Obviously, it is inefficient, and I'd like (count) on values of type X to use the known length of .x attribute. If I omit a c.l.Seqable implementation, I get an AbstractMethodError instead:

(count (X. [1 2 3]))
; => AbstractMethodError   clojure.lang.RT.seqFrom (RT.java:480)

It still tries to build a sequence first, doesn't it? By pure chance I discovered clojure.lang.Counted (thanks to auto-completion in nrepl.el), and implementing that (count) seems to do the right thing:

(deftype X [x]
  clojure.lang.Counted
  (count [this]
    (println :Counted-count)
    (count (.x this))))
; => user.X
(count (X. [1 2 3]))
; => :Counted-count
; => 3

The questions

Some Clojure data abstractions implement similarly named methods, and it's unclear which one is going to be used.

1) In the example above, IPersistentCollection offers int count(), and extends Seqable, why a generic Seqable implementation of (count) is used?

2) Counted is not extending anything, why its implementation of (count) is preferred over Seqable?

3) How one is supposed to discover the right protocol and method to implement? (Apart from asking someone else and feeling lucky about random snippets on the web).

And the answers

To explain the question 3), let's say one wants to implement (conj) for a new data type. (source conj) is pretty useless, it appears to be a tautology:

(. clojure.lang.RT (conj coll x)

But it gives a hint. One needs to read RT.java find conj there, and see, that it is actually cons of IPersistentCollection.

Protocol methods are not easily discoverable. It appears that the source of RT.java is the best guide to what protocols Clojure functions depend on.
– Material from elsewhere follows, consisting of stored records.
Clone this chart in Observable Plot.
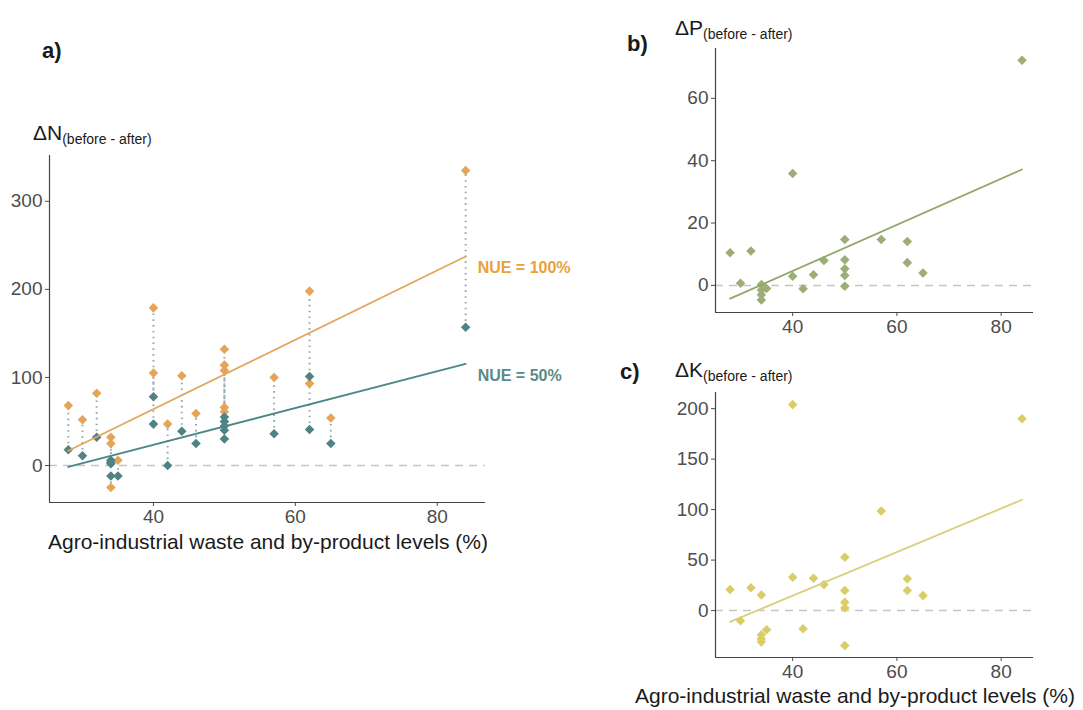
<!DOCTYPE html>
<html>
<head>
<meta charset="utf-8">
<script src="https://cdn.jsdelivr.net/npm/d3@7"></script>
<script src="https://cdn.jsdelivr.net/npm/@observablehq/plot@0.6"></script>
<style>
  body { margin: 0; background: #fff; }
  #root { position: relative; width: 1083px; height: 710px; background: #fff; overflow: hidden;
          font-family: "Liberation Sans", Arial, sans-serif; color: #1a1a1a; }
  .abs { position: absolute; white-space: nowrap; line-height: 1; }
  .panel { position: absolute; }
  .tag { font-weight: bold; font-size: 22px; }
  .ytitle { font-size: 21px; }
  .ytitle span { font-size: 14px; position: relative; top: 4px; }
  .xtitle { font-size: 21px; }
</style>
</head>
<body>
<div id="root">
  <div id="pa" class="panel" style="left:0px; top:140px;"></div>
  <div id="pb" class="panel" style="left:600px; top:30px;"></div>
  <div id="pc" class="panel" style="left:600px; top:375px;"></div>

  <div class="abs tag" style="left:42px; top:40px;">a)</div>
  <div class="abs tag" style="left:627px; top:33px;">b)</div>
  <div class="abs tag" style="left:620px; top:361px;">c)</div>

  <div class="abs ytitle" style="left:33px; top:122px;">ΔN<span>(before - after)</span></div>
  <div class="abs ytitle" style="left:675px; top:17px;">ΔP<span>(before - after)</span></div>
  <div class="abs ytitle" style="left:675px; top:359px;">ΔK<span>(before - after)</span></div>

  <div class="abs xtitle" style="left:48px; top:531px;">Agro-industrial waste and by-product levels (%)</div>
  <div class="abs xtitle" style="left:635px; top:685px;">Agro-industrial waste and by-product levels (%)</div>
</div>
<script>
// ---------- Data ----------
// Panel a: ΔN at two nitrogen use efficiencies
const nX   = [28, 30, 32, 34, 34, 34, 34, 35, 40, 40, 42, 44, 46, 50, 50, 50, 50, 50, 57, 62, 62, 65, 84];
const n100 = [68, 52, 82, 32, 25, 4, -25, 6, 179, 105, 47, 102, 59, 132, 114, 108, 66, 61, 100, 198, 93, 54, 335];
const n50  = [18, 11, 32, 6, 3, 2, -12, -12, 78, 47, 0, 39, 25, 55, 50, 45, 40, 30, 36, 101, 41, 25, 157];
const nueLabels = ["NUE = 100%", "NUE = 50%"];

// Panel b: ΔP
const pX   = [28, 30, 32, 34, 34, 34, 34, 35, 40, 40, 42, 44, 46, 50, 50, 50, 50, 50, 57, 62, 62, 65, 84];
const pVal = [10.5, 0.7, 11, 0.3, -3, -4.7, -1.5, -1, 35.9, 2.9, -1.1, 3.4, 8, 14.7, 8.2, 5.3, 3.2, -0.3, 14.7, 14.1, 7.3, 4, 72.2];

// Panel c: ΔK
const kX   = [28, 30, 32, 34, 34, 34, 34, 35, 40, 40, 42, 44, 46, 50, 50, 50, 50, 50, 57, 62, 62, 65, 84];
const kVal = [20.8, -10, 22.5, 15.5, -24, -28, -31, -19, 204, 33, -18, 32, 25.7, 52.8, 19.8, 8.2, 2.6, -34.7, 98.7, 31.4, 19.8, 14.8, 190];

// Ticks
const xTicks  = [40, 60, 80];
const aYTicks = [0, 100, 200, 300];
const bYTicks = [0, 20, 40, 60];
const cYTicks = [0, 50, 100, 150, 200];

// ---------- Styling ----------
const C = {
  orange: "#E6A456", orangeLine: "#E3A65C", orangeText: "#E8A13C",
  teal: "#4F8383", tealLine: "#4A8787", tealText: "#5A8B8B",
  green: "#9CAE75", greenLine: "#93A86A",
  yellow: "#DACD66", yellowLine: "#D9CF7C",
  connector: "#93A9B3", zero: "#C6C6C6", axis: "#444", tick: "#4d4d4d"
};
const font = "'Liberation Sans', Arial, sans-serif";

function fit(xs, ys) {
  const mx = d3.mean(xs), my = d3.mean(ys);
  let sxy = 0, sxx = 0;
  xs.forEach((x, i) => { sxy += (x - mx) * (ys[i] - my); sxx += (x - mx) ** 2; });
  const b = sxy / sxx;
  return x => my + b * (x - mx);
}

function baseMarks(xDomain, yDomain, yTicks) {
  return [
    Plot.ruleY([0], {stroke: C.zero, strokeWidth: 1.5, strokeDasharray: "8,6"})
  ];
}
function axisMarks(xDomain, yDomain, yTicks) {
  return [
    Plot.axisX({ticks: xTicks, tickSize: 4, tickPadding: 3, color: C.tick, label: null}),
    Plot.axisY({ticks: yTicks, tickSize: 4, tickPadding: 3, color: C.tick, label: null}),
    Plot.ruleX([xDomain[0]], {stroke: C.axis, strokeWidth: 1.2}),
    Plot.ruleY([yDomain[0]], {stroke: C.axis, strokeWidth: 1.2})
  ];
}
const style = {fontFamily: font, fontSize: "19px", background: "transparent", overflow: "visible"};

// ---------- Panel a ----------
const dataA = nX.map((x, i) => ({x, n100: n100[i], n50: n50[i]}));
const aX = [25.35, 86.8], aY = [-42, 352];
const xMax = d3.max(nX);
const f100 = fit(nX, n100), f50 = fit(nX, n50);
const labA = [
  {x: xMax, y: f100(xMax), label: nueLabels[0]},
  {x: xMax, y: f50(xMax), label: nueLabels[1]}
];
const plotA = Plot.plot({
  width: 600, height: 430,
  marginLeft: 49, marginRight: 115, marginTop: 15, marginBottom: 68,
  x: {domain: aX, label: null},
  y: {domain: aY, label: null},
  style,
  marks: [
    ...baseMarks(aX, aY, aYTicks),
    Plot.ruleX(dataA, {x: "x", y1: "n50", y2: "n100", stroke: C.connector, strokeWidth: 2, strokeDasharray: "1.6,4.2"}),
    Plot.dot(dataA, {x: "x", y: "n100", symbol: "diamond2", r: 4.3, fill: C.orange}),
    Plot.dot(dataA, {x: "x", y: "n50", symbol: "diamond2", r: 4.3, fill: C.teal}),
    Plot.linearRegressionY(dataA, {x: "x", y: "n100", stroke: C.orangeLine, strokeWidth: 1.8, ci: 0}),
    Plot.linearRegressionY(dataA, {x: "x", y: "n50", stroke: C.tealLine, strokeWidth: 1.8, ci: 0}),
    Plot.text([labA[0]], {x: "x", y: "y", text: "label", dx: 12, dy: 11, textAnchor: "start", fill: C.orangeText, fontWeight: "bold", fontSize: 16}),
    Plot.text([labA[1]], {x: "x", y: "y", text: "label", dx: 12, dy: 12, textAnchor: "start", fill: C.tealText, fontWeight: "bold", fontSize: 16}),
    ...axisMarks(aX, aY, aYTicks)
  ]
});
document.getElementById("pa").appendChild(plotA);

// ---------- Panel b ----------
const dataB = pX.map((x, i) => ({x, y: pVal[i]}));
const bX = [25.2, 86.2], bY = [-8.7, 76];
const plotB = Plot.plot({
  width: 483, height: 320,
  marginLeft: 115, marginRight: 50, marginTop: 18, marginBottom: 38,
  x: {domain: bX, label: null},
  y: {domain: bY, label: null},
  style,
  marks: [
    ...baseMarks(bX, bY, bYTicks),
    Plot.dot(dataB, {x: "x", y: "y", symbol: "diamond2", r: 4.3, fill: C.green}),
    Plot.linearRegressionY(dataB, {x: "x", y: "y", stroke: C.greenLine, strokeWidth: 1.8, ci: 0}),
    ...axisMarks(bX, bY, bYTicks)
  ]
});
document.getElementById("pb").appendChild(plotB);

// ---------- Panel c ----------
const dataC = kX.map((x, i) => ({x, y: kVal[i]}));
const cX = [25.2, 86.2], cY = [-46.5, 216];
const plotC = Plot.plot({
  width: 483, height: 310,
  marginLeft: 115, marginRight: 50, marginTop: 17, marginBottom: 28,
  x: {domain: cX, label: null},
  y: {domain: cY, label: null},
  style,
  marks: [
    ...baseMarks(cX, cY, cYTicks),
    Plot.dot(dataC, {x: "x", y: "y", symbol: "diamond2", r: 4.3, fill: C.yellow}),
    Plot.linearRegressionY(dataC, {x: "x", y: "y", stroke: C.yellowLine, strokeWidth: 1.8, ci: 0}),
    ...axisMarks(cX, cY, cYTicks)
  ]
});
document.getElementById("pc").appendChild(plotC);
</script>
</body>
</html>
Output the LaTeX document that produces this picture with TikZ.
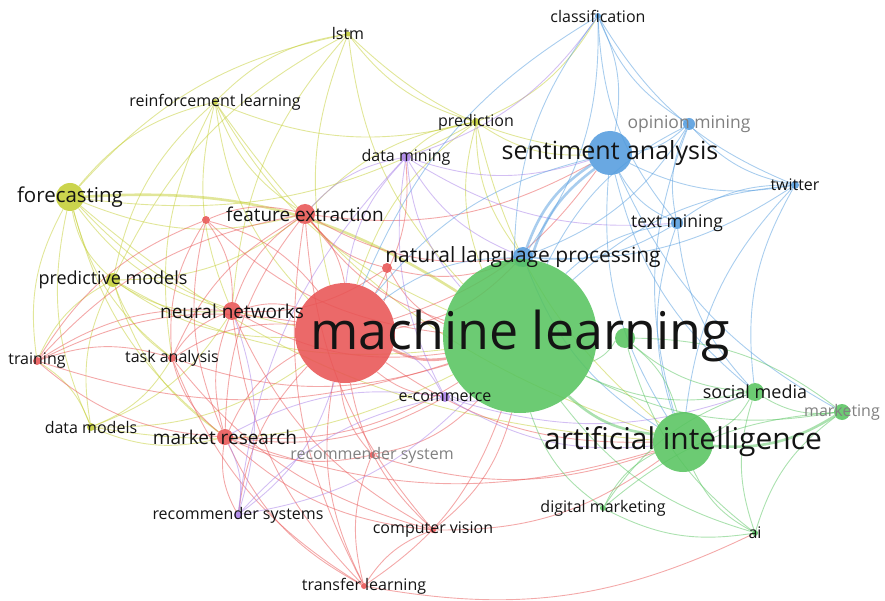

It answers also the second question. The precedence of Counted over Seqable is hard-coded:

public static int count(Object o){
    if(o instanceof Counted)
        return ((Counted) o).count();
    return countFrom(Util.ret1(o, o = null));
}

RT.java answers also the first question. In countFrom(), all IPersistentCollections are converted to sequences. On true Collections, the .size() method is called. In this case, the hierarchy of interfaces doesn't matter.

Bottom line. (scaffold) function from Clojure Programming is useful, but insufficient to choose the protocols and methods which need to be implemented. The source of RT.java is really helpful.

I suppose a piece of documentation on participating in Clojure data abstractions is missing. Many programmers can benefit from a map of core protocols and their relations. Basically, we need a mapping {:clojure.core.function [:Protocol :method]}. Unfortunately, RT.java is full of special cases, and I don't know how to represent them visually. It may become a mapping of {[:function :type] [:Protocol :method]}.